◆ What the exercise asks ◆
Reproduce each line bearing the word "that".

(Records with drawing code)
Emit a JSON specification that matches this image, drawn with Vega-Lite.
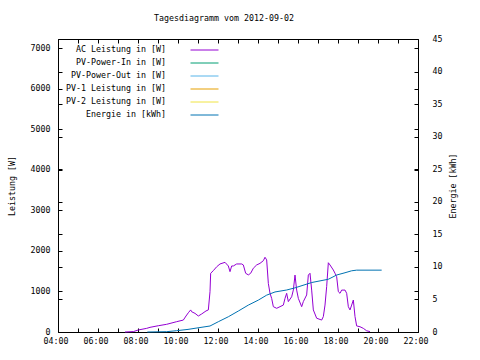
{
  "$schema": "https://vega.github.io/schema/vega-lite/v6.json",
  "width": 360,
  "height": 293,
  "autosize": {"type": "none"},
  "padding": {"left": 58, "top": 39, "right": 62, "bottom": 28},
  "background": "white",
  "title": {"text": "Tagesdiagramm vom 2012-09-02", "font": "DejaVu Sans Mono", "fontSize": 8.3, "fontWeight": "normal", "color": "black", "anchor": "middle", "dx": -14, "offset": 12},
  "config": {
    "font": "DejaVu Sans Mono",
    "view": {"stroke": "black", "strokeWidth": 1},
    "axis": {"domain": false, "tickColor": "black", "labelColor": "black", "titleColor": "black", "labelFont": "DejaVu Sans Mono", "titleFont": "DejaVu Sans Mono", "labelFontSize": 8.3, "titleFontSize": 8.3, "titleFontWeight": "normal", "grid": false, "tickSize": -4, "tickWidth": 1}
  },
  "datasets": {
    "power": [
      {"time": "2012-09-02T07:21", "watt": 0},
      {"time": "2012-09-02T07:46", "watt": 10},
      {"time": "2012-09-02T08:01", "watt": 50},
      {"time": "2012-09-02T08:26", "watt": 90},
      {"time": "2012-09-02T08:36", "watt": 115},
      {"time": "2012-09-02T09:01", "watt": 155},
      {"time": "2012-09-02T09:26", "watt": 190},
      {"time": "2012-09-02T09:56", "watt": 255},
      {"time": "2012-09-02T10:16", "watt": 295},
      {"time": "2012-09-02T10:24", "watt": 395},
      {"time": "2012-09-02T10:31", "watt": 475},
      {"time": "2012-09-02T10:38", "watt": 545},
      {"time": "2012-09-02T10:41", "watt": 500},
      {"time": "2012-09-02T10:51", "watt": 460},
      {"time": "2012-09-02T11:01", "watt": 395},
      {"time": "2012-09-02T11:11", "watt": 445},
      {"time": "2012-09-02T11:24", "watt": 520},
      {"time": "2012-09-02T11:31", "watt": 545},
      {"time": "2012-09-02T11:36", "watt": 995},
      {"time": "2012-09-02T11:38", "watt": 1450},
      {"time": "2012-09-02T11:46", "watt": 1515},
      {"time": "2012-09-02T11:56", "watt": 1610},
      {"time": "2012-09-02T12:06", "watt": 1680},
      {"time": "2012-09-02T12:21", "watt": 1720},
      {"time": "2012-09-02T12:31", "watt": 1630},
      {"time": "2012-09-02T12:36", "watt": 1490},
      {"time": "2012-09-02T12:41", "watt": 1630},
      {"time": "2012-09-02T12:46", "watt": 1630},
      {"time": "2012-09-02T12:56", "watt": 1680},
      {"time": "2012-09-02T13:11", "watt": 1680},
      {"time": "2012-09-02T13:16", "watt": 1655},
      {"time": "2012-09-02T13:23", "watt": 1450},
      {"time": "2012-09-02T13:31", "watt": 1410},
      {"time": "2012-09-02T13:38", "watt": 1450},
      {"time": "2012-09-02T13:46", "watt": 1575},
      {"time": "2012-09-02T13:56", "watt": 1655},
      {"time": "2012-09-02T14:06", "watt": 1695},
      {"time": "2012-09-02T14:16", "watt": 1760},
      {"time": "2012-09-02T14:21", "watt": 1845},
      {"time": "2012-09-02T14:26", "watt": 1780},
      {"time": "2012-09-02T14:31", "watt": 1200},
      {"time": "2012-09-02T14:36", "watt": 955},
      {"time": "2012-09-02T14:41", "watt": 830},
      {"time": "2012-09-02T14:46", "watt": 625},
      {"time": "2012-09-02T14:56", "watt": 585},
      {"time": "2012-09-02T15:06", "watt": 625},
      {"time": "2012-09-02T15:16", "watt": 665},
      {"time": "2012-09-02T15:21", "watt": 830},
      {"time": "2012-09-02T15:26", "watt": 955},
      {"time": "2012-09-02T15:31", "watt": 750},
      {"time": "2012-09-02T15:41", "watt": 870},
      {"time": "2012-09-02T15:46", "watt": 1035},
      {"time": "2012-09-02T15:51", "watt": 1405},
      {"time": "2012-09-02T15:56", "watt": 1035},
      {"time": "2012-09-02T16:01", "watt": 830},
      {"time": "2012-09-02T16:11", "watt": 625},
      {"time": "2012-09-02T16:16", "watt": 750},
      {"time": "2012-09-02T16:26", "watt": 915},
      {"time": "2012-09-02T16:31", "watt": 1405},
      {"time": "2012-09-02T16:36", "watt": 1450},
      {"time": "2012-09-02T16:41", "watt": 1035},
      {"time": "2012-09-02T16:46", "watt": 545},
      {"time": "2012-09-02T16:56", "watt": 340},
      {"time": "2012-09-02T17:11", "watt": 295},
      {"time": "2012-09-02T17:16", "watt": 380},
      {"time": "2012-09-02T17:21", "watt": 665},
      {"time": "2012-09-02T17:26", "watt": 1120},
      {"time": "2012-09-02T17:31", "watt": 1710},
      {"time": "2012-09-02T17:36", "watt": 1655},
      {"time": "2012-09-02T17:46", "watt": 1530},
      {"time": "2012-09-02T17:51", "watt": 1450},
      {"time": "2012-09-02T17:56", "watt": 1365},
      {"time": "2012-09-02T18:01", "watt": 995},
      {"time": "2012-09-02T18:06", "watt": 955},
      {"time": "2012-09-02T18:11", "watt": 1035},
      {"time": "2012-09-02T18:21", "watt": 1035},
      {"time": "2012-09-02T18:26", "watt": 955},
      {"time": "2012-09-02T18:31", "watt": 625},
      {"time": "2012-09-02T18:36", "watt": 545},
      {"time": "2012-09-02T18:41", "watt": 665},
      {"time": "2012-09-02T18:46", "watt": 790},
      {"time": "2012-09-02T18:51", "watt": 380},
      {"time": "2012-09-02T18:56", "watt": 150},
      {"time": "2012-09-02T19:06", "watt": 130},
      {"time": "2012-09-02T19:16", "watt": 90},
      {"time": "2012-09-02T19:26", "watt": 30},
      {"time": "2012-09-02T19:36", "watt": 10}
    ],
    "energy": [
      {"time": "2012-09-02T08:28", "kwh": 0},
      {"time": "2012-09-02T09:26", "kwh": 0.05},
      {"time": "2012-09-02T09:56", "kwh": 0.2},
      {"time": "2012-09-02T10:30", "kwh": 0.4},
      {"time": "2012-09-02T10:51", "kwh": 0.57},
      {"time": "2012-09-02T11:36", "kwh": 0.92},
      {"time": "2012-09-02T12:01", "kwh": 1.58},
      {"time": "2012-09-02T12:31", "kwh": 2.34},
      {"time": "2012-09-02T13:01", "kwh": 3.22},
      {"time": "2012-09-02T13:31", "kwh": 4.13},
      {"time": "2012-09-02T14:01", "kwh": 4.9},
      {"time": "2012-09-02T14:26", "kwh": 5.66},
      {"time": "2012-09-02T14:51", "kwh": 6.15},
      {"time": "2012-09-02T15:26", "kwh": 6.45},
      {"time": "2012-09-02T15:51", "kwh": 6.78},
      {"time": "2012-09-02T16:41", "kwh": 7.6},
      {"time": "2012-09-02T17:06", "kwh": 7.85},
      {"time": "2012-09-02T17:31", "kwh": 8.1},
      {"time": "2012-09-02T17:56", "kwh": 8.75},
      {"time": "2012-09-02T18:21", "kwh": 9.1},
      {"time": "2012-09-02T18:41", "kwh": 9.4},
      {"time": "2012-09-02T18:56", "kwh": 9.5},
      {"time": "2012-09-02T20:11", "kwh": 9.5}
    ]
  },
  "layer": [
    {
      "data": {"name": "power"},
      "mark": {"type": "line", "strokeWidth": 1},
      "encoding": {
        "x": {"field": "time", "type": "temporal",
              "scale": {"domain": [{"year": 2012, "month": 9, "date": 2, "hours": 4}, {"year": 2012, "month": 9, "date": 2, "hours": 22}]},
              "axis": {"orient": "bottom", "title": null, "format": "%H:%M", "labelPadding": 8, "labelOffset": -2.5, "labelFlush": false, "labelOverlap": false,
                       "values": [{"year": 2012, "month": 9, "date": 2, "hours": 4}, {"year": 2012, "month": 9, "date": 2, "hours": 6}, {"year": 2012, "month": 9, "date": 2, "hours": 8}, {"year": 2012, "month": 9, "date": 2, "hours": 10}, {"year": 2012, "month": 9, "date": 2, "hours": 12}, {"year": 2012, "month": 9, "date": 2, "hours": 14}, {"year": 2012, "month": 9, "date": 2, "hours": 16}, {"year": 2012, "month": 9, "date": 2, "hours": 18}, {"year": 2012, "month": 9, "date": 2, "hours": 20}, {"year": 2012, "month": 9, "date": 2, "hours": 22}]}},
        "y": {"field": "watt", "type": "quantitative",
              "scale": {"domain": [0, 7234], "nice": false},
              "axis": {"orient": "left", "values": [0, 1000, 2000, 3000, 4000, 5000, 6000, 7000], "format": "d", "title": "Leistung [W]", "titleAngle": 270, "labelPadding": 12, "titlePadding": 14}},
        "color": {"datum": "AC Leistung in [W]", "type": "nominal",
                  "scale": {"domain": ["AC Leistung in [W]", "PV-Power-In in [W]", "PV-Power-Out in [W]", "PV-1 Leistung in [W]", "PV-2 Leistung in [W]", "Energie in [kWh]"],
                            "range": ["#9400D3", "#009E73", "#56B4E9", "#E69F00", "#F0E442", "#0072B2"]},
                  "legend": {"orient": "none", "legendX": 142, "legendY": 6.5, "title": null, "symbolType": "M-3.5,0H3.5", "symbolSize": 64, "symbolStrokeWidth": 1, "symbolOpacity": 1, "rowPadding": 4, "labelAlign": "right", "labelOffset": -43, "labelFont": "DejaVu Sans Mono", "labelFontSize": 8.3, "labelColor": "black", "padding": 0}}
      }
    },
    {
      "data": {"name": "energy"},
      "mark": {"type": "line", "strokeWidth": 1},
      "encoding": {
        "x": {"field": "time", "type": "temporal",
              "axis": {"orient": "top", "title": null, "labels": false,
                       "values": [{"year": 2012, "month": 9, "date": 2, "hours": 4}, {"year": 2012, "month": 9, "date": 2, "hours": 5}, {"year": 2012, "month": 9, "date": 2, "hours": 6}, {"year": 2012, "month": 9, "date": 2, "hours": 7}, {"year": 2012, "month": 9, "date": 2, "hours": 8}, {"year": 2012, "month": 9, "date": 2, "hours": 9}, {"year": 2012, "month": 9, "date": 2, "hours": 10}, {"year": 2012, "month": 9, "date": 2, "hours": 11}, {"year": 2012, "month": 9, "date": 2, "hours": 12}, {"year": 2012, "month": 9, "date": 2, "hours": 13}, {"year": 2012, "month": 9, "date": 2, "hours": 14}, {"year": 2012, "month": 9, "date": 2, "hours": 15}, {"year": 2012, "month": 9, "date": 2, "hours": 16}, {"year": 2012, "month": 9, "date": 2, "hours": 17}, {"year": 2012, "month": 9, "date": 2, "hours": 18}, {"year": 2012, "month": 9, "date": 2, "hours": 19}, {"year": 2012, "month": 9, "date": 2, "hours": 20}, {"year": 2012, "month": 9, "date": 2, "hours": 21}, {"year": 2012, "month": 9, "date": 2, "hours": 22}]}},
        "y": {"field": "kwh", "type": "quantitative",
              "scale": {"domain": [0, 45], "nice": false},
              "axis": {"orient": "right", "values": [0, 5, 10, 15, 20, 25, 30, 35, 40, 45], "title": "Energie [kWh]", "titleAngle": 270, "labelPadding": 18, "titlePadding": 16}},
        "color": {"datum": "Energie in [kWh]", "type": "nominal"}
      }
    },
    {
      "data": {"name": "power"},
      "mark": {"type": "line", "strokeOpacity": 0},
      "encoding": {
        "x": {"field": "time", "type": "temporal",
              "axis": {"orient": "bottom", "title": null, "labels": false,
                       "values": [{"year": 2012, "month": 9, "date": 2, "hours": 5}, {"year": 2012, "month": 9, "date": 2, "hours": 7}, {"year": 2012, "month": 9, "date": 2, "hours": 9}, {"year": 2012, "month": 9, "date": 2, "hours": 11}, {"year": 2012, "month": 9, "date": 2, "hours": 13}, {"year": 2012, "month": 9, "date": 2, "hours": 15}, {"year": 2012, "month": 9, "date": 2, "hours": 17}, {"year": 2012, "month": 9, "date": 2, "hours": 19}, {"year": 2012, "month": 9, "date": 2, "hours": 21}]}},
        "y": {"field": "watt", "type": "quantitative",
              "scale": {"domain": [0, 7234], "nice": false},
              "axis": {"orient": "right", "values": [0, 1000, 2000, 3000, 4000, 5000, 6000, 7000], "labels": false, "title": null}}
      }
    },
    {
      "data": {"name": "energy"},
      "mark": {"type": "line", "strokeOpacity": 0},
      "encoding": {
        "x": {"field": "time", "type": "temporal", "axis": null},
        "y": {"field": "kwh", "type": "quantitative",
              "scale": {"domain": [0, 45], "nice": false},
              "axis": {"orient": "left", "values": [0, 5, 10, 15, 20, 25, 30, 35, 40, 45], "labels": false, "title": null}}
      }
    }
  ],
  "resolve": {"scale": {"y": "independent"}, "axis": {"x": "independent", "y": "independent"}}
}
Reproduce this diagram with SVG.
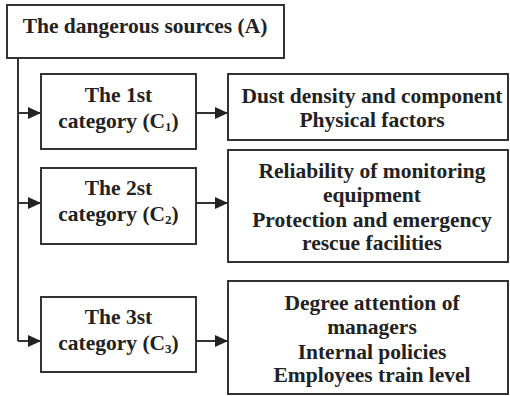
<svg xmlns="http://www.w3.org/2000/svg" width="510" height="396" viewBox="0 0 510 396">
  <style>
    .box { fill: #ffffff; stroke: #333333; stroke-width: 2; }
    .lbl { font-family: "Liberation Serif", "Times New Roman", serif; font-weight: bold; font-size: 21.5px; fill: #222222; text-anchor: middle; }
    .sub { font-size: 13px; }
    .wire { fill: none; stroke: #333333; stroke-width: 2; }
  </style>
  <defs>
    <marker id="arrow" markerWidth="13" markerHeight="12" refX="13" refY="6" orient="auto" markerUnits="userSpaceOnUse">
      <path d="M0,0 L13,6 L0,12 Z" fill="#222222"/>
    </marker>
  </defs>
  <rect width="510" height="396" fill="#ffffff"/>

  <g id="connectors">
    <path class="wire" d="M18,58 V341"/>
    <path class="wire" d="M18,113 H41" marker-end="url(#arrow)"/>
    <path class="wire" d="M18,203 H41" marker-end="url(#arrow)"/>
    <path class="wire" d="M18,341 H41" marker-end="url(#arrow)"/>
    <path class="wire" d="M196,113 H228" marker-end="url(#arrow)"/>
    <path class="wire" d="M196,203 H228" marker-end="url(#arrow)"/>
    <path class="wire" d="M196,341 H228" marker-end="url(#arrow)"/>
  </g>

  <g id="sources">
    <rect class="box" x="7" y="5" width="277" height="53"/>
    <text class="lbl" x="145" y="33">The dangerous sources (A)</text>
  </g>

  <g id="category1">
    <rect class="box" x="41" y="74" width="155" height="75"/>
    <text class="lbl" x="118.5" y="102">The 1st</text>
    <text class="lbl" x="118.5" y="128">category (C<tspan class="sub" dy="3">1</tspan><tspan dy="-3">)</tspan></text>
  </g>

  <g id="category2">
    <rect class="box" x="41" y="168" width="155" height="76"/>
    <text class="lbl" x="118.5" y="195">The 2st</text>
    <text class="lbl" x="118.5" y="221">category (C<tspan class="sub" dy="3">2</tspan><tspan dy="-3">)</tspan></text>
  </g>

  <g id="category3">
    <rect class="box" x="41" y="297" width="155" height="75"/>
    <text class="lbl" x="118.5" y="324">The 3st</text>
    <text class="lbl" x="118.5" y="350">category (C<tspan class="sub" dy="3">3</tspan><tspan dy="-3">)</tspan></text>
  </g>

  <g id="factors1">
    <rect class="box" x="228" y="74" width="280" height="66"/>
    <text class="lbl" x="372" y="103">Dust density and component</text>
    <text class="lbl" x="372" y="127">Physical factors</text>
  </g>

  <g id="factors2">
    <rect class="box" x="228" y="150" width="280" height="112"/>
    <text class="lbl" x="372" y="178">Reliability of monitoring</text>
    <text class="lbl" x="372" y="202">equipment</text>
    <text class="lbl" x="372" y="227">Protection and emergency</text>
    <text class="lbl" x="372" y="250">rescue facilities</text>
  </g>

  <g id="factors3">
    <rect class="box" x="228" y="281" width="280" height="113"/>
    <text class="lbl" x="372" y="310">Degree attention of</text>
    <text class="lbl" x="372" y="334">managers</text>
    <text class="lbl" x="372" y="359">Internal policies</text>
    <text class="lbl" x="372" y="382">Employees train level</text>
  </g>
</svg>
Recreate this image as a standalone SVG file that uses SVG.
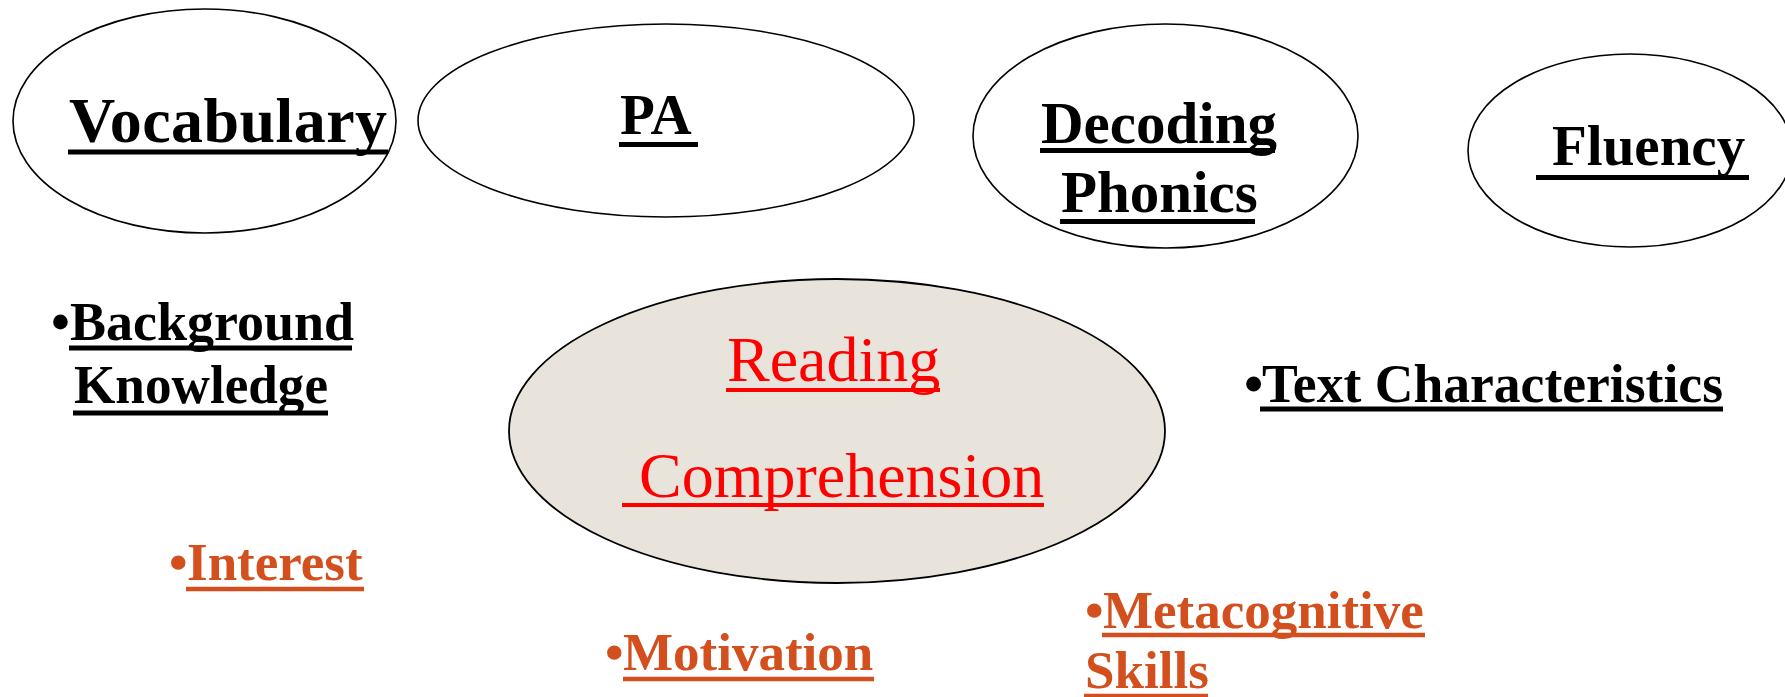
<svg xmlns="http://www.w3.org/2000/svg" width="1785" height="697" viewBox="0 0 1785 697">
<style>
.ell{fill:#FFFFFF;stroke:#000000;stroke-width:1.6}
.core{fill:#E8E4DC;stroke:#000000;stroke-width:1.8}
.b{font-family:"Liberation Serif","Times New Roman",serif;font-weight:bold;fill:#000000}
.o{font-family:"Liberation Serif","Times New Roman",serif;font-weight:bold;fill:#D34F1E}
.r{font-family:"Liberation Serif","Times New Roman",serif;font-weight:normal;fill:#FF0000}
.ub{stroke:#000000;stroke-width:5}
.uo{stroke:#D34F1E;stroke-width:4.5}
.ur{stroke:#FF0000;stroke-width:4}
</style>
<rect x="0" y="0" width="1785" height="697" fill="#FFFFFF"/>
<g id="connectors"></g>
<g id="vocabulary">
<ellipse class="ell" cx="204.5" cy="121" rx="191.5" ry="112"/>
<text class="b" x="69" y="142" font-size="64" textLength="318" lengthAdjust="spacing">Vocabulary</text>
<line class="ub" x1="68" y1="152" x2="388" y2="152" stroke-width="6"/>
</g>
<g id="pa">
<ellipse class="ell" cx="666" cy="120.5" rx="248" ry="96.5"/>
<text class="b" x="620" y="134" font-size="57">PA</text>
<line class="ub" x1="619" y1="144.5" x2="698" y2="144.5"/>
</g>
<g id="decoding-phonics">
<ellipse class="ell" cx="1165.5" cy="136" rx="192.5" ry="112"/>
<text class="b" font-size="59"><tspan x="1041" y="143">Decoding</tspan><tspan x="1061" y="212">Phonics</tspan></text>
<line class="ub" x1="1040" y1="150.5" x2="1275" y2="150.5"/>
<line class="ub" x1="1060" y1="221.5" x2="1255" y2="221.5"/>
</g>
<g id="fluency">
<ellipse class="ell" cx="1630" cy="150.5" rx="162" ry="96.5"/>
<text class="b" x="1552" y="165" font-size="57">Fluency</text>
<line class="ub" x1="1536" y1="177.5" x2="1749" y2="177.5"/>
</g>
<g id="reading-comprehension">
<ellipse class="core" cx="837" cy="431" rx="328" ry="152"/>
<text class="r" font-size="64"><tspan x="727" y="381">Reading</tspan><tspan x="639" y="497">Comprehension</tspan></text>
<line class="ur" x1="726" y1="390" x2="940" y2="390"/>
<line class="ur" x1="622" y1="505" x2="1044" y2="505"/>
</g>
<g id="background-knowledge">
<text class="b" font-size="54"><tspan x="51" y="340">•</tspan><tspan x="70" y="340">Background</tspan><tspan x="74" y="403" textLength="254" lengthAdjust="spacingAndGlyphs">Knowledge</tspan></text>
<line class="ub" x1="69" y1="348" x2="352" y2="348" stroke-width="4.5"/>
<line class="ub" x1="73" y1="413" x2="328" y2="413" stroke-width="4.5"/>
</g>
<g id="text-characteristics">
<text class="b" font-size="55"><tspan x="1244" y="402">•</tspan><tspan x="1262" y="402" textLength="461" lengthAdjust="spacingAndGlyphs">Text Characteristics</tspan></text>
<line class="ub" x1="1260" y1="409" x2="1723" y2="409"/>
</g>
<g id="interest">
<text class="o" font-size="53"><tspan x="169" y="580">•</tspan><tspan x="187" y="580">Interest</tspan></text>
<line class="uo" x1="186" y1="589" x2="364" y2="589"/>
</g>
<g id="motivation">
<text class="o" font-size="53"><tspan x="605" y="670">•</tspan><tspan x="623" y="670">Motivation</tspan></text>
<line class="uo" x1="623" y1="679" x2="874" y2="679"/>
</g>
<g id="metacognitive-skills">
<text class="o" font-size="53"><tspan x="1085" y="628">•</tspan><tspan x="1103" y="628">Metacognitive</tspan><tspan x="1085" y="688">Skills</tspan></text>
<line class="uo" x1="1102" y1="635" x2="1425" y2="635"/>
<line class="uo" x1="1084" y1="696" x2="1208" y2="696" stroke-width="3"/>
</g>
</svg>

◆ Written solution ◆
Emit a JSON specification that matches this image, drawn with Vega-Lite.
Recreate this image as a standalone SVG file that uses SVG.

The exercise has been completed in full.